Helena, Júlia, Nadine. Três mulheres a favor da tolerância religiosa e contra o absurdo da guerra. Helena Salem, judia sefardita, teve de se passar por árabe para cobrir a Guerra do Yom Kippur como jornalista, em outubro de 1973. Júlia Bacha dirigiu um documentário revelador sobre a resistência pacífica num vilarejo palestino, Budrus, que será lançado em DVD no Brasil em outubro. Nadine Labaki, libanesa cristã, ganhou no domingo passado o Festival de Toronto, com seu filme encantador numa aldeia remota onde uma mesquita e uma igreja ficam lado a lado.“O que é ser judeu? E árabe? E judia com nome árabe? Que guerra é essa? Só pode ser assim?”, escreveu Helena Salem em seu belo livro Entre árabes e judeus, publicado em 1991. “O que faz com que me sinta tão próxima do soldado israelense como do egípcio? Será que eles não sabem que são tão parecidos? Como juntar aquela menininha que jurou nunca se casar na sinagoga com a mulher que agora assume uma identidade de árabe para poder circular livremente por Egito, Síria, Jordânia, Líbano, sem medo de ser molestada? Como ser, ao mesmo tempo, alvo de repúdio da colônia israelita e de desconfiança dos árabes? O que fazer com meus véus interiorizados de mulher judia oriental, que reconheço tão próximos dos véus que recobrem a face das mulheres árabes?”

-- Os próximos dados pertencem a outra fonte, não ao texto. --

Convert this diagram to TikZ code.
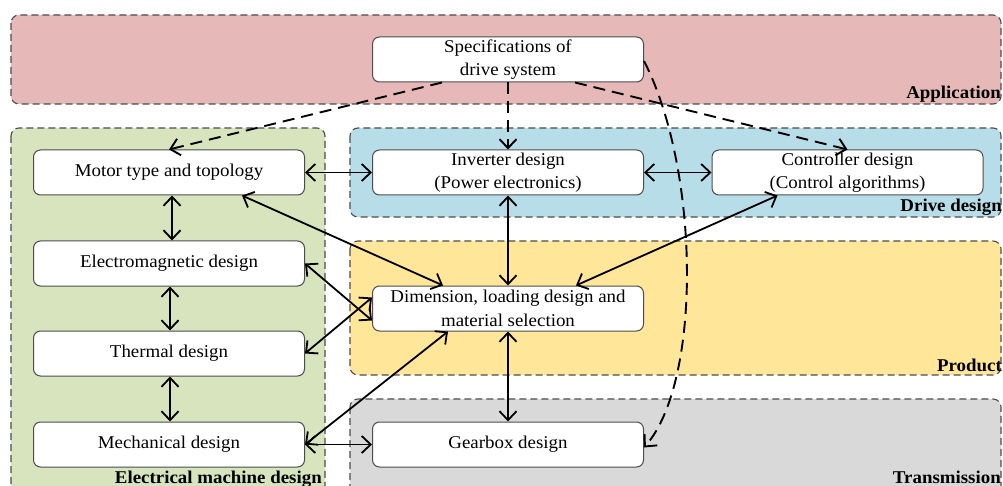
\documentclass[tikz,border=0pt]{standalone}
\usepackage{fontspec}
\setmainfont{Liberation Serif}[FakeStretch=1.05]
\usetikzlibrary{arrows.meta}

\definecolor{appfill}{HTML}{E6B8B7}
\definecolor{emfill}{HTML}{D7E4BD}
\definecolor{drivefill}{HTML}{B7DDE8}
\definecolor{prodfill}{HTML}{FFE699}
\definecolor{transfill}{HTML}{D9D9D9}

\begin{document}
\begin{tikzpicture}[x=1pt,y=-1pt,
  region/.style={draw=black!70, dash pattern=on 7pt off 4pt, rounded corners=8pt, line width=1.1pt},
  box/.style={draw=black!70, fill=white, rounded corners=7pt, line width=1pt,
              minimum width=271pt, minimum height=45pt, align=center, inner sep=0pt,
              font=\fontsize{18}{23.5}\selectfont},
  barb/.tip={Straight Barb[length=9pt,width=17pt]},
  link/.style={line width=1.8pt, barb-barb},
  spec/.style={line width=1.9pt, dash pattern=on 12pt off 7pt, -barb},
  tag/.style={font=\bfseries\fontsize{18}{20}\selectfont, anchor=base east, inner sep=0pt}]

\useasboundingbox (0,0) rectangle (1003,486);
\clip (0,0) rectangle (1003,486);

% domain regions
\draw[region, fill=appfill]   (11,15)  rectangle (1001,104);
\draw[region, fill=emfill]    (11,128) rectangle (325,500);
\draw[region, fill=drivefill] (350,128) rectangle (1001,217);
\draw[region, fill=prodfill]  (350,241) rectangle (1001,375);
\draw[region, fill=transfill] (350,399) rectangle (1001,500);

% region titles
\node[tag] (tapp)   at (1001,99)  {Application};
\node[tag] (tdrive) at (1002,212) {Drive design};
\node[tag] (tprod)  at (1002,371) {Product};
\node[tag] (ttrans) at (1001,483) {Transmission};
\node[tag] (telec)  at (322,483)  {Electrical machine design};

% design steps
\node[box] (spec)  at (508,59.5)    {Specifications of\\drive system};
\node[box] (motor) at (169,172.5)   {Motor type and topology};
\node[box] (em)    at (169,263.5)   {Electromagnetic design};
\node[box] (therm) at (169,353.5)   {Thermal design};
\node[box] (mech)  at (169,444.5)   {Mechanical design};
\node[box] (inv)   at (508,172.5)   {Inverter design\\(Power electronics)};
\node[box] (ctrl)  at (847.5,172.5) {Controller design\\(Control algorithms)};
\node[box] (dim)   at (508,308.5)   {Dimension, loading design and\\material selection};
\node[box] (gear)  at (508,444.5)   {Gearbox design};

% requirements flowing out of the specification
\draw[spec] ([xshift=-66pt]spec.south) -- (motor.north);
\draw[spec] (spec.south) -- (inv.north);
\draw[spec] ([xshift=67pt]spec.south) -- (ctrl.north);
\draw[spec] ([yshift=-1.5pt]spec.east) .. controls (700,170) and (702,382) .. ([yshift=-3pt]gear.east);

% mutual dependencies
\draw[link] (motor.east) -- (inv.west);
\draw[link] (inv.east) -- (ctrl.west);
\draw[link] ([xshift=3pt]motor.south) -- ([xshift=3pt]em.north);
\draw[link] ([xshift=1pt]em.south) -- ([xshift=1pt]therm.north);
\draw[link] ([xshift=1pt]therm.south) -- ([xshift=1pt]mech.north);
\draw[link] ([xshift=73pt]motor.south) -- ([xshift=-65pt]dim.north);
\draw[link] (em.east) -- ([yshift=-12pt]dim.west);
\draw[link] (therm.east) -- ([yshift=11pt]dim.west);
\draw[link] (mech.east) -- ([xshift=-60pt]dim.south);
\draw[link] (mech.east) -- (gear.west);
\draw[link] (inv.south) -- (dim.north);
\draw[link] ([xshift=-70pt]ctrl.south) -- ([xshift=68pt]dim.north);
\draw[link] (dim.south) -- (gear.north);
\end{tikzpicture}
\end{document}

Aos 22 anos, jornalista, Helena Salem foi conhecer o Cairo. Três dias depois, estourou a Guerra do Yom Kippur. Ela insistia em dizer que os palestinos não deveriam ser outro povo nômade, sem o chão de uma pátria. Ficava impressionada em como se sentia em casa numa mesquita no Cairo: “Mulheres em cima, homens embaixo, o canto choroso, conhecia tudo isso”. Divertia-se também em descobrir comidas parecidas: o folheado árabe semelhante à bureka, “a maior iguaria oferecida na casa de vovó Judith”.
Agnóstica, carioca, Helena teria hoje 63 anos. A injustiça da vida a levou precocemente, aos 50. Seu livro, que ela me deu num jantar em sua casa e que li de um trago só, traz muitas luzes para o que está em jogo na ONU: o reconhecimento do Estado palestino.
Quando a carioca Júlia Bacha, de 30 anos, foi a Israel, tinha a mesma idade de Helena no Cairo: 22 anos. Fez a assistência de direção de Encounter point, documentário que mostra como mães israelenses e palestinas se reúnem em ONGs para buscar uma saída de paz. Júlia também dirigiu Budrus, que registra como um vilarejo palestino de 1.500 habitantes resistiu pacificamente ao muro planejado por Israel. A cerca dividiria o cemitério ao meio, destruiria 3 mil oliveiras e ficaria a 40 metros da escola. Jovens ativistas israelenses e europeus aderiram ao movimento. E Israel mudou o muro de lugar depois de 55 manifestações ao longo de um ano.
“Tanto israelenses quanto palestinos vivem em sociedades machistas onde o Exército ou a luta armada acabam por valorizar os homens”, diz Júlia. “As mulheres e as mães estão cansadas de perder seus filhos e maridos. Em Budrus, a cena mais tocante acontece quando a menina Iltezan, de 15 anos, se joga no buraco feito pela escavadeira do trator e ali se senta, pequena e impassível, diante da máquina.” Iltezan arriscava a vida para defender as oliveiras. Sem jogar uma pedra, uma granada.
Na semana passada, assisti ao filme E para onde vamos agora?, de Nadine Labaki, libanesa de 37 anos. Numa aldeia, as mulheres cristãs e muçulmanas se unem para evitar novos lutos. Desligam os fios da única televisão da praça. Queimam os jornais que relatam conflitos. Escondem as armas. Contratam dançarinas ucranianas para distrair os maridos. Mas palavras ou gestos enviesados continuam a provocar brigas entre os homens. Um dia, as cristãs despertam com véus pretos e chamam seus maridos para a mesquita. E as muçulmanas acordam de vestidos leves, braços e pernas de fora, chamando os maridos para a igreja. Eles acham que todas enlouqueceram.
Não sei se a paz é feminina. Mas talvez dependa, sim, da força, da persuasão e da tolerância das mulheres. E do desejo profundo de não mais chorar por seus homens.